I didn’t know the School of Visual Arts during Gerchman’s day, but it seems to have been very in tune with the time and how I imagine an art school should be. The idea of a school as a place where artists are formed is a mistake. I think its role should be to supply technical knowledge and information. Parque Lage always seemed to me more of a discussion and meeting center than a school in the normal sense. My experience there was largely that of meeting people. I entered at the time when Rubem Breitman was the director. I was a student there for a very short time, but it was where I met friends with whom I set up my first studio immediately afterwards. I also started to teach at the end of the 80’s and I was completely unprepared for that. But this was the time when perhaps I learnt most.

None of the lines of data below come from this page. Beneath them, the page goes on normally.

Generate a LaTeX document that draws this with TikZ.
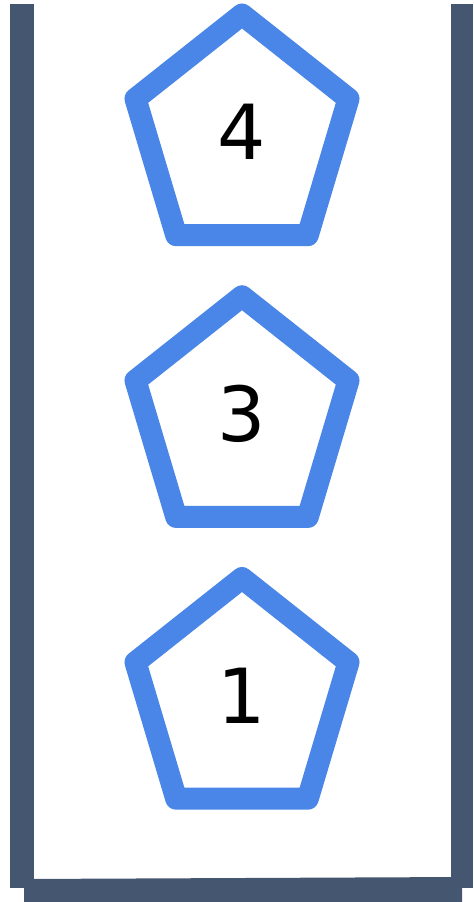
\documentclass[tikz,border=0pt]{standalone}
\usepackage{fontspec}
\setmainfont{DejaVu Sans}
\definecolor{stackgray}{HTML}{455670}
\definecolor{itemblue}{HTML}{4A86E8}
\tikzset{stackwall/.style={fill=stackgray, draw=none},
  itemedge/.style={draw=itemblue, line width=11pt, line join=round},
  itemlabel/.style={font=\fontsize{38}{40}\selectfont, inner sep=0pt},
  stack/.style={x=0.5pt, y=-0.5pt}}

\begin{document}
\begin{tikzpicture}[stack]
    \useasboundingbox (0,0) rectangle (473,902);
    \fill[white] (0,0) rectangle (473,902);
    % walls of the stack
    \fill[stackwall] (10,4) rectangle (34,888);
    \fill[stackwall] (451,4) rectangle (473,888);
    \fill[stackwall] (24,879) -- (462,877) -- (462,902) -- (24,902) -- cycle;
    % items, top to bottom
    \foreach \num/\cy in {4/136.5, 3/418.25, 1/700} {
      \coordinate (c\num) at (242,\cy);
      \draw[itemedge] (c\num) +(0,-122) -- +(-106.5,-37.7) -- +(-65.8,98.7)
        -- +(65.8,98.7) -- +(106.5,-37.7) -- cycle;
      \node[itemlabel] (item\num) at (242,\cy-4.5) {\num};
    }
  \end{tikzpicture}
\end{document}
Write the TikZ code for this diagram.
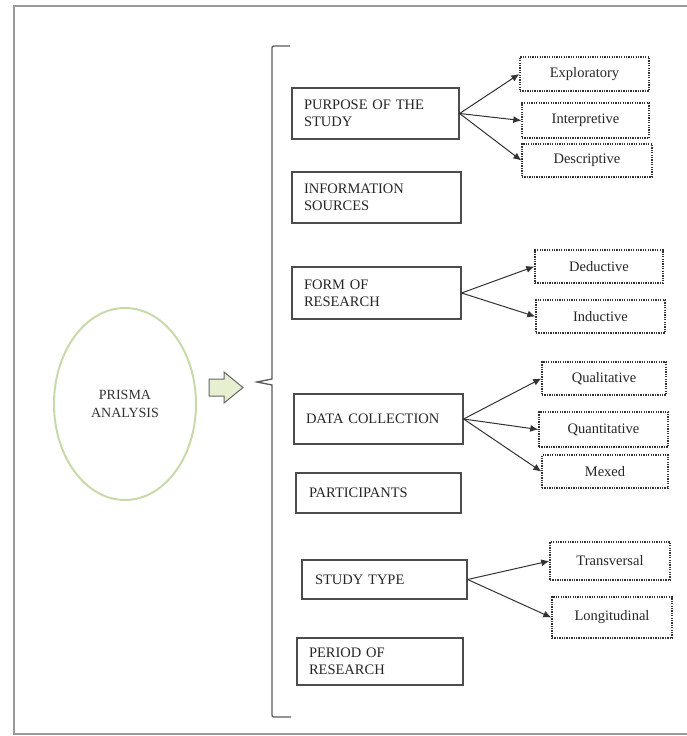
\documentclass[tikz,border=0pt]{standalone}
\usepackage{fontspec}
\setmainfont{Liberation Serif}
\usetikzlibrary{arrows.meta,shapes.geometric}
\definecolor{ellgreen}{HTML}{C8DAAA}
\definecolor{arrfill}{HTML}{E6EFCF}
\begin{document}
\begin{tikzpicture}[x=1pt,y=-1pt,
  mainbox/.style={draw=black!70, line width=1.2pt, rectangle, inner xsep=12pt, inner ysep=0pt,
    align=left, font=\fontsize{14.5}{17}\selectfont, text=black!85},
  dotbox/.style={draw=black!80, line width=1.4pt, dash pattern=on 1.3pt off 1.1pt, rectangle,
    inner sep=0pt, align=center, font=\fontsize{14.5}{17}\selectfont, text=black!85},
  conn/.style={-{Latex[length=8pt,width=7pt]}, line width=1pt, draw=black!80},
  bracestyle/.style={draw=black!65, line width=1.3pt},
  framestyle/.style={draw=black!40, line width=1.8pt}
]
\useasboundingbox (0,0) rectangle (687,736);
% frame
\draw[framestyle] (687,6) -- (14,6) -- (14,734) -- (687,734);

% ellipse
\node[draw=ellgreen, line width=2pt, ellipse, minimum width=142pt, minimum height=192pt, inner sep=0pt,
  align=center, font=\fontsize{14}{18}\selectfont, text=black!80] (prisma) at (125,404) {PRISMA\\ANALYSIS};

% block arrow
\draw[draw=black!60, fill=arrfill, line width=1pt] (209,379) -- (224,379) -- (224,372) -- (243,387.5)
  -- (224,403) -- (224,396) -- (209,396) -- cycle;

% brace
\draw[bracestyle] (290,46) -- (276,46) .. controls (272,46) .. (272,50) -- (272,379)
  -- (257,382) -- (272,385) -- (272,713) .. controls (272,717) .. (276,717) -- (291,717);

% main boxes
\node[mainbox, minimum width=167pt, text width=143pt, minimum height=51pt] (purpose) at (375.5,113.5) {PURPOSE OF THE\\STUDY};
\node[mainbox, minimum width=169pt, text width=145pt, minimum height=51pt] (info) at (376.5,197.5) {INFORMATION\\SOURCES};
\node[mainbox, minimum width=169pt, text width=145pt, minimum height=52pt] (form) at (376.5,293) {FORM OF\\RESEARCH};
\node[mainbox, minimum width=169pt, text width=145pt, minimum height=50pt] (data) at (378.5,419) {DATA COLLECTION};
\node[mainbox, minimum width=165pt, text width=139pt, minimum height=40pt, inner xsep=13pt] (part) at (378.5,493) {PARTICIPANTS};
\node[mainbox, minimum width=165pt, text width=139pt, minimum height=39pt, inner xsep=13pt] (study) at (384.5,579.5) {STUDY TYPE};
\node[mainbox, minimum width=166pt, text width=142pt, minimum height=47pt] (period) at (380,661.5) {PERIOD OF\\RESEARCH};

% dotted boxes
\node[dotbox, minimum width=129pt, minimum height=34pt] (explor) at (584.5,74) {Exploratory};
\node[dotbox, minimum width=127pt, minimum height=35pt] (interp) at (585.5,120.5) {Interpretive};
\node[dotbox, minimum width=130pt, minimum height=33pt] (descr) at (587,160.5) {Descriptive};
\node[dotbox, minimum width=128pt, minimum height=33pt] (deduct) at (599,266.5) {Deductive};
\node[dotbox, minimum width=129pt, minimum height=33pt] (induct) at (600.5,316.5) {Inductive};
\node[dotbox, minimum width=124pt, minimum height=33pt] (qual) at (604,378.5) {Qualitative};
\node[dotbox, minimum width=129pt, minimum height=35pt] (quant) at (603.5,429.5) {Quantitative};
\node[dotbox, minimum width=126pt, minimum height=33pt] (mexed) at (605,471.5) {Mexed};
\node[dotbox, minimum width=120pt, minimum height=38pt] (trans) at (610,561) {Transversal};
\node[dotbox, minimum width=120pt, minimum height=41pt] (longi) at (612,617.5) {Longitudinal};

% connectors
\draw[conn] (purpose.east) -- (explor.west);
\draw[conn] (purpose.east) -- (interp.west);
\draw[conn] (purpose.east) -- (descr.west);
\draw[conn] (form.east) -- (deduct.west);
\draw[conn] (form.east) -- (induct.west);
\draw[conn] (data.east) -- (qual.west);
\draw[conn] (data.east) -- (quant.west);
\draw[conn] (data.east) -- (mexed.west);
\draw[conn] (study.east) -- (trans.west);
\draw[conn] (study.east) -- (longi.west);
\end{tikzpicture}
\end{document}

— Are you the kind of artist who uses the studio rubbish bin a lot or are you one of those who like to hang on to ‘unfinished attempts’ for possible future developments? Which is fuller in your studio — the rubbish bin or the filing cabinet?

 

It is true that I accumulate things in the studio and it takes me some time to figure out what to do with them. It is a kind of probation period during which I try to find some relevance in the use of these materials, or decide to throw them out. The relationship between what I am representing and the material used to do so lies in a shadowy area over which I do not have a complete hold. There has to be a lack of control, a certain lack of knowledge, for things to happen. Since the beginning, the idea of the shroud interested me as a metaphor for painting. Now I’m using art books, leftover catalogues and exhibition invitations. In these materials, unlike in the prints, there’s 
an erasure of the information that was originally there.